Tumour Microenvironment and Metabolism Lecture Notes

Tumour Microenvironment

• Definition: Refers to the immediate, local environment of the tumour, including various supporting elements surrounding the cancer cells.
• Key Components: Cancer cells, inflammatory cells, blood vessels, fibroblasts, extracellular matrix (ECM), and signaling molecules.
• Analogy: A tumour is seen as a 'wound that does not heal' (Dvorak, NEJM 1986), which is characterized by chronic inflammation, persistent hypoxia, and ongoing angiogenesis.

Wound Healing Process Breakdown

1. Hemostasis

   • Platelets enter blood vessel breaches.
   • Blood vessels become leaky, allowing plasma proteins to enter.
   • Platelets activate clotting factors, forming platelet plugs and fibrin clots to stop bleeding.

2. Inflammation

   • Inflammatory cells, including neutrophils and macrophages, enter the wound from the bloodstream.
   • Neutrophils fight infection and secrete cytokines to recruit further immune/inflammatory cells.
   • Macrophages clear debris and secrete growth factors (like TGF-β, VEGF) to promote tissue repair and angiogenesis.

3. Proliferation and Remodeling

   • Epithelial cells migrate into the wound site, proliferating and covering the area while producing extracellular matrix components (e.g., collagen).
   • Fibroblasts in connective tissue participate in wound healing, contract the wound, produce ECM, and secrete signaling molecules.

Tumours as Non-Healing Wounds

• Tumour cells exhibit characteristics similar to chronic wounds:
  • Chronic inflammation leads to cancer-associated fibroblasts and immune evasion.
  • Sustained hypoxia results in ongoing angiogenesis to restore blood supply (HIF1α activation).
  • Promotes cancer cell survival, proliferation, and metastasis.

Cancer Cell Metabolism

• Definition: Series of biochemical reactions responsible for energy generation, biomolecule production, and waste elimination.
• Influence of the Tumour Microenvironment:
  • Increased energy demands due to rapid proliferation.
  • Impaired access to oxygen and nutrients, competition for resources, and poor blood supply.

Aerobic vs Anaerobic Metabolism

• Normal Metabolism:

  • Glucose is converted into pyruvate, then into acetyl-CoA, entering the TCA (Krebs) cycle, generating approximately 32 ATP per glucose.

• Anaerobic Glycolysis:

  • Under hypoxic conditions, pyruvate is turned into lactate, yielding only 2 ATP.
  • This shift is known as the Warburg phenomenon, where tumours preferentially use glycolysis for ATP generation even in the presence of oxygen.

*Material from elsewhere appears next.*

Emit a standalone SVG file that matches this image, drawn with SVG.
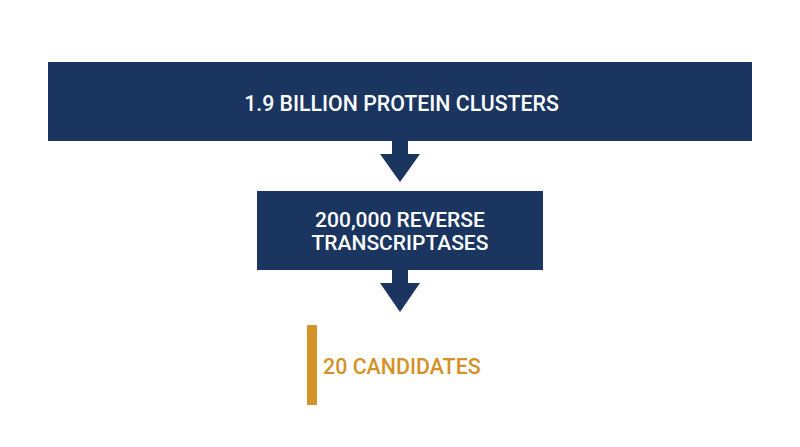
<svg xmlns="http://www.w3.org/2000/svg" width="800" height="447" viewBox="0 0 800 447">
<style>
.box{fill:#1b3561}
.t{font-family:Roboto,"Liberation Sans",sans-serif;font-weight:500;fill:#ffffff;text-anchor:middle}
.arr{fill:#1b3561}
.o{font-family:Roboto,"Liberation Sans",sans-serif;font-weight:500;fill:#d4922a}
</style>
<rect width="800" height="447" fill="#ffffff"/>
<g id="node-clusters">
<rect class="box" x="48" y="62" width="704" height="79"/>
<text class="t" x="401.5" y="111" font-size="21.3">1.9 BILLION PROTEIN CLUSTERS</text>
</g>
<g id="node-rt">
<rect class="box" x="257" y="191" width="286" height="79"/>
<text class="t" x="400" y="226.5" font-size="21">200,000 REVERSE</text>
<text class="t" x="400" y="250" font-size="21">TRANSCRIPTASES</text>
</g>
<g id="node-candidates">
<rect x="307" y="325" width="10" height="80" fill="#d4922a"/>
<text class="o" x="323" y="374" font-size="21.4">20 CANDIDATES</text>
</g>
<g id="connectors">
<path class="arr" d="M392 141 H408 V154 H420 L400 182 L380 154 H392 Z"/>
<path class="arr" d="M392 270 H408 V283 H420 L400 312 L380 283 H392 Z"/>
</g>
</svg>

Oncogenic Signaling and Warburg Phenomenon

• Oncogenic pathways (e.g., PI3K/AKT/mTOR) upregulate HIF1α, promoting lactate production over oxidative phosphorylation, essential for rapid cell proliferation and biomolecule synthesis.

Clinical Applications

• PET Scans: Tumours consume glucose at a higher rate; injected with 18F-deoxyglucose (FDG) helps visualize cancer distribution based on glucose metabolism.

Glutamine Metabolism

• Some cancers rely on glutamine for ATP and biomolecule generation, regulated by oncogenes like MYC.

Autophagy in Tumour Cells

• Process where cells digest their own organelles and biomolecules, activated under stress (hypoxia, nutrient deprivation), serving as a survival mechanism.

Effects of TCA Cycle Gene Mutations

• Mutations in TCA cycle genes can serve as tumour suppressors or oncogenes, contributing to cancer predisposition through a 'pseudo-hypoxic' phenotype.
• Mutant IDH1/IDH2: Converts α-KG to D-2-HG, leading to epigenetic changes and inhibition of differentiation.

Summary: Altered Metabolism in Cancer Cells

• Metabolic adaptations driven by hypoxia, nutrient demands, oncogenes, and loss of suppressors.
• Shift to glycolysis for energy production (Warburg phenomenon).
• Increased glutamine utilization and enhanced autophagy as survival mechanisms.
• Targeting altered metabolism in cancer treatment, exemplified by IDH inhibitors (e.g., vorasidenib) in clinical trials.